Maybe some other outing with your mom and both sisters, your treat? If you don't want to spend too much you could even just go out for dessert and coffee/cordials.
posted by KAS at 1:48 PM on July 6


Write a heartfelt note. Mail it. Right Now. Go out and get a nice flower basket or plant and deliver it to her. Wait a week or 2. Plan an outing with all 3 sisters & Mom. Frequently remind your biggest sister that you love and value her for the next 12 months.

Your omission was not heinous, and it's very nice that you want to make it up to her.
posted by theora55 at 2:11 PM on July 6 [3 favorites]

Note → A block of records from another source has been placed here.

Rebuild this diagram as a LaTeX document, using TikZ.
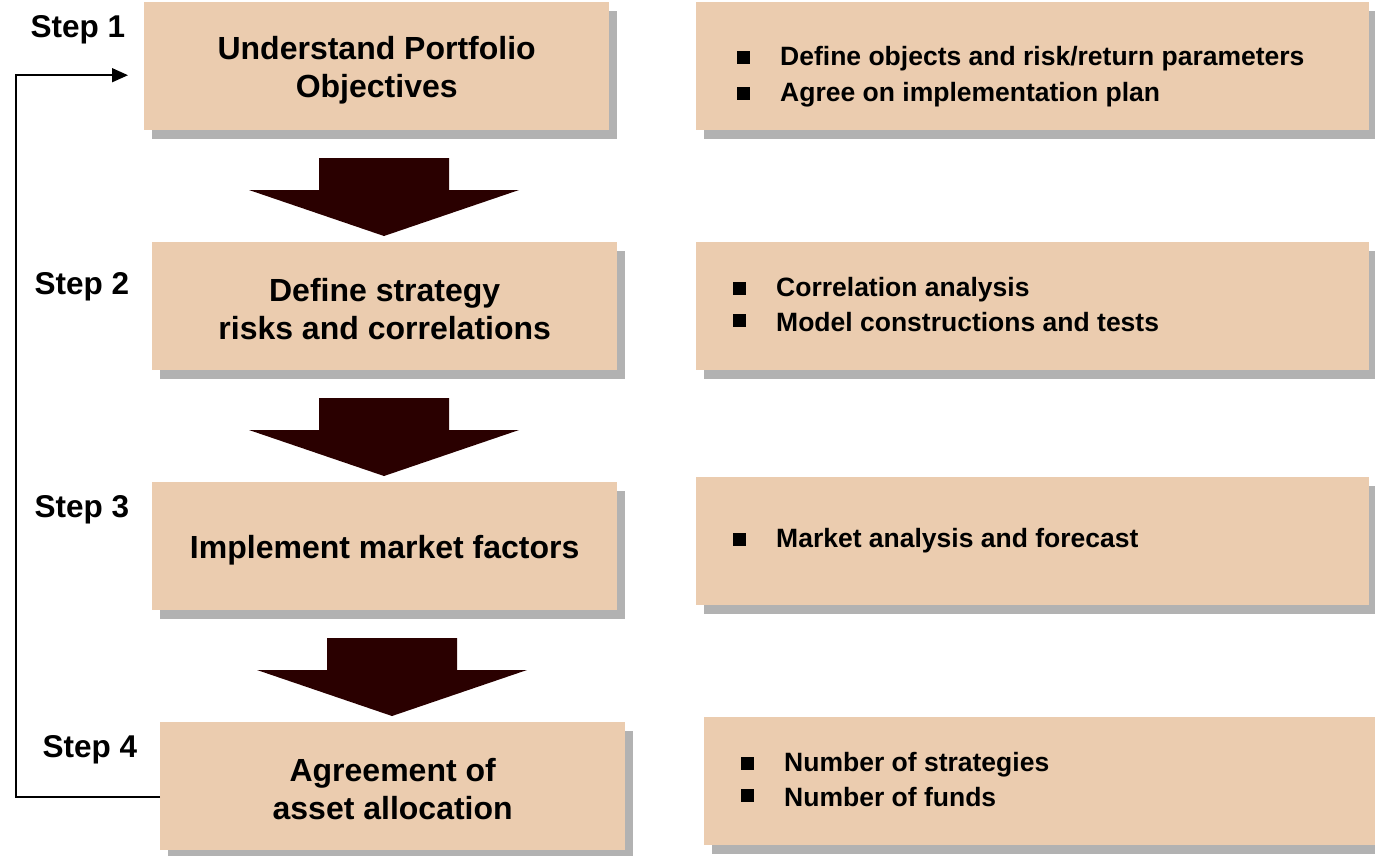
\documentclass[tikz,border=0pt]{standalone}
\usepackage{fontspec}
\setmainfont{Liberation Sans}
\usetikzlibrary{shadows,arrows.meta}
\definecolor{boxfill}{HTML}{EBCCAF}
\definecolor{shadowgray}{HTML}{B2B2B2}
\definecolor{arrowfill}{HTML}{2A0000}
\tikzset{
  x=1pt,y=-1pt,
  stepbox/.style={anchor=north west,fill=boxfill,minimum width=465pt,minimum height=128pt,inner sep=0pt,
    drop shadow={shadow xshift=8pt,shadow yshift=-9pt,fill=shadowgray,opacity=1}},
  steptext/.style={align=center,inner sep=0pt,font=\bfseries\fontsize{32}{38}\selectfont},
  notebox/.style={anchor=north west,fill=boxfill,minimum width=673pt,minimum height=128pt,inner sep=0pt,
    drop shadow={shadow xshift=8pt,shadow yshift=-9pt,fill=shadowgray,opacity=1}},
  steplabel/.style={font=\bfseries\fontsize{31.5}{36}\selectfont,inner sep=0pt},
  bullettext/.style={anchor=west,font=\bfseries\fontsize{26.5}{30}\selectfont,inner sep=0pt},
  bulletsq/.style={fill=black,minimum size=13pt,inner sep=0pt},
  blockarrow/.style={fill=arrowfill},
  fb/.style={line width=1.5pt,-{Triangle[length=16pt,width=14pt]}}
}
\begin{document}
\begin{tikzpicture}
\useasboundingbox (0,0) rectangle (1375,855);
% left step boxes
\node[stepbox] (b1) at (144,2) {};
\node[stepbox] (b2) at (152,242) {};
\node[stepbox] (b3) at (152,482) {};
\node[stepbox] (b4) at (160,722) {};
\node[steptext] (b1t) at ([yshift=-4pt]b1.center) {Understand Portfolio\\Objectives};
\node[steptext] (b2t) at ([yshift=-3pt]b2.center) {Define strategy\\risks and correlations};
\node[steptext] (b3t) at ([yshift=-4pt]b3.center) {Implement market factors};
\node[steptext] (b4t) at ([yshift=-3pt]b4.center) {Agreement of\\asset allocation};
% right note boxes
\node[notebox] (r1) at (696,2) {};
\node[notebox] (r2) at (696,242) {};
\node[notebox] (r3) at (696,477) {};
\node[notebox] (r4) at (704,717) {};
% step labels
\node[steplabel] (s1) at (78,30) {Step 1};
\node[steplabel] (s2) at (82,287) {Step 2};
\node[steplabel] (s3) at (82,510) {Step 3};
\node[steplabel] (s4) at (90,750) {Step 4};
% bullets
\node[bulletsq] (q11) at (743.5,57) {};
\node[bullettext] (t11) at (780,59) {Define objects and risk/return parameters};
\node[bulletsq] (q12) at (743.5,93) {};
\node[bullettext] (t12) at (780,95) {Agree on implementation plan};
\node[bulletsq] (q21) at (739.5,288) {};
\node[bullettext] (t21) at (776,290) {Correlation analysis};
\node[bulletsq] (q22) at (739.5,320) {};
\node[bullettext] (t22) at (776,322) {Model constructions and tests};
\node[bulletsq] (q31) at (739.5,539) {};
\node[bullettext] (t31) at (776,541) {Market analysis and forecast};
\node[bulletsq] (q41) at (747.5,763) {};
\node[bullettext] (t41) at (784,765) {Number of strategies};
\node[bulletsq] (q42) at (747.5,795) {};
\node[bullettext] (t42) at (784,797) {Number of funds};
% block arrows
\foreach \dx/\dy in {0/0,0/240,8/480}{
  \fill[blockarrow,shift={(\dx,\dy)}] (319,158) -- (449,158) -- (449,190) -- (519,190) -- (384,236) -- (249,190) -- (319,190) -- cycle;
}
% feedback connector
\draw[fb,shorten >=16pt] ([yshift=-11pt]b4.west) -- ++(-144,0) |- ([yshift=-9pt]b1.west);
\end{tikzpicture}
\end{document}
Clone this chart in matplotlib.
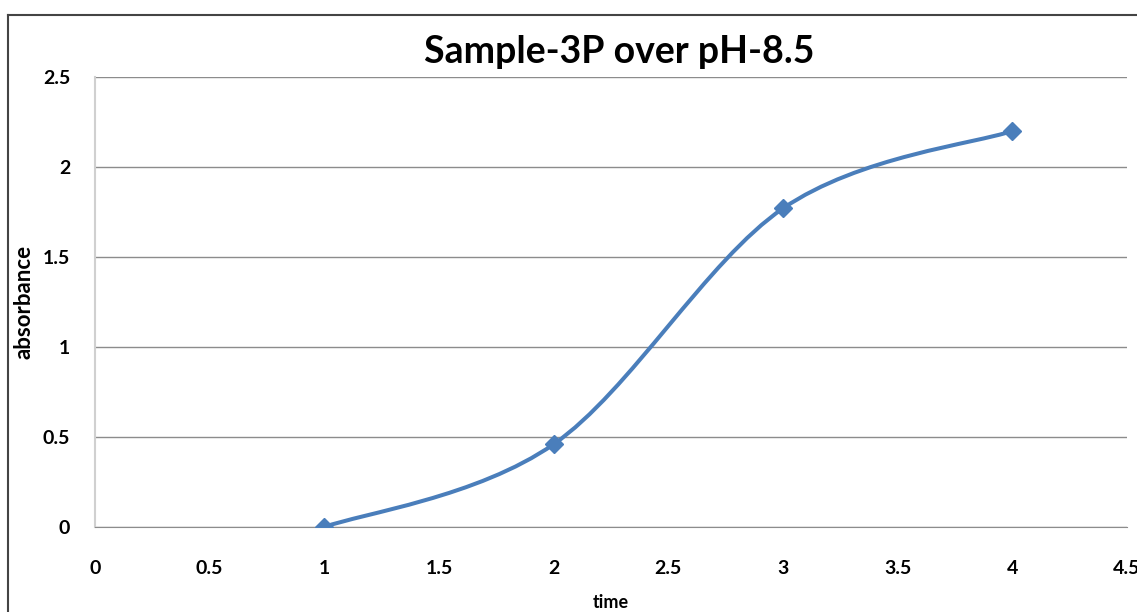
import matplotlib
matplotlib.use("Agg")
import matplotlib.pyplot as plt
import numpy as np
from matplotlib.path import Path
from matplotlib.patches import PathPatch
from matplotlib.lines import Line2D

time_vals = [1, 2, 3, 4]
absorbance = [0.0, 0.46, 1.77, 2.2]
x_ticks = [0, 0.5, 1, 1.5, 2, 2.5, 3, 3.5, 4, 4.5]
y_ticks = [0, 0.5, 1, 1.5, 2, 2.5]

plt.rcParams['font.family'] = ['Lato', 'DejaVu Sans']

fig = plt.figure(figsize=(11.37, 6.12), dpi=100)
ax = fig.add_axes([95/1137, 1-527/612, 1032/1137, 450/612])

# excel-style smoothed line: bezier segments through the points
pts = np.column_stack([time_vals, absorbance]).astype(float)
verts = [tuple(pts[0])]
codes = [Path.MOVETO]
n = len(pts)
for i in range(n-1):
    p0 = pts[max(i-1, 0)]
    p1 = pts[i]
    p2 = pts[i+1]
    p3 = pts[min(i+2, n-1)]
    c1 = p1 + (p2 - p0) / 6
    c2 = p2 - (p3 - p1) / 6
    verts += [tuple(c1), tuple(c2), tuple(p2)]
    codes += [Path.CURVE4] * 3
ax.add_patch(PathPatch(Path(verts, codes), fill=False, edgecolor='#4a7ebb',
                       lw=2.9, zorder=3, capstyle='round'))
ax.plot(time_vals, absorbance, linestyle='none', marker='D', ms=9.5,
        color='#4a7ebb', zorder=4)

ax.set_xlim(0, 4.5)
ax.set_ylim(0, 2.5)
ax.set_xticks(x_ticks)
ax.set_xticklabels([f"{t:g}" for t in x_ticks])
ax.set_yticks(y_ticks)
ax.set_yticklabels([f"{t:g}" for t in y_ticks])
ax.tick_params(axis='x', length=0, labelsize=14, pad=24)
ax.tick_params(axis='y', length=0, labelsize=14, pad=18)
for lbl in ax.get_xticklabels() + ax.get_yticklabels():
    lbl.set_fontweight('bold')
ax.grid(axis='y', color='#8c8c8c', lw=1)
ax.set_axisbelow(True)
for s in ['top', 'right']:
    ax.spines[s].set_visible(False)
ax.spines['left'].set_color('#d0d0d0')
ax.spines['left'].set_linewidth(1.5)
ax.spines['bottom'].set_color('#8c8c8c')

ax.set_title("Sample-3P over pH-8.5", fontsize=27, fontweight='bold', pad=10,
             x=0.508)
ax.set_ylabel("absorbance", fontsize=16, fontweight='bold')
ax.yaxis.set_label_coords((35 - 95) / 1032, 0.5)
ax.set_xlabel("time", fontsize=13, fontweight='bold', labelpad=12)

fig.lines.append(Line2D([8/1137, 8/1137], [0, 1-15/612],
                        transform=fig.transFigure, color='#444444', lw=1.5))
fig.lines.append(Line2D([8/1137, 1], [1-15/612, 1-15/612],
                        transform=fig.transFigure, color='#444444', lw=1.5))

plt.savefig("out.png", dpi=100)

Yeah, at this point, the most important thing is that you make the apology. That, and make an effort, though not an over-the-top one, to keep your older sister included in stuff. I understand how you're better in touch with the younger sister, but if I were the older sister, in a addition to an apology, I would appreciate the effort to keep me in the loop about sisterly/family stuff I might enjoy, even if I don't participate as often.
posted by mercredi at 2:15 PM on July 6


[few comments removed - question is about how to make an apology not "what is wrong with me?" or "should I care about this?"]
posted by jessamyn at 2:49 PM on July 6


An apology is nice, but since your story suggests that you probably leave one sister out of regular plans with your other sister very regularly, for whatever reasons, and you need to start actively including her. This means not just making plans with younger sister and then remembering to invite in older sister: this means making plans with all three of you together, or with older sister then asking in younger sister. You don't need to invite your older sister every time you have your younger sister over, but really things involving parents or extended should involve (or have an invite for) all three of you. (I'm assuming you all live reasonably near each other.)

If I'm reading too much in, my apologies, but if neither of you thought of inviting your older sister, it says to me that you're used to planning and following through on events where she's uninvolved. This is probably part of why she's hurt -- a straw that broke the camel's back kind of thing.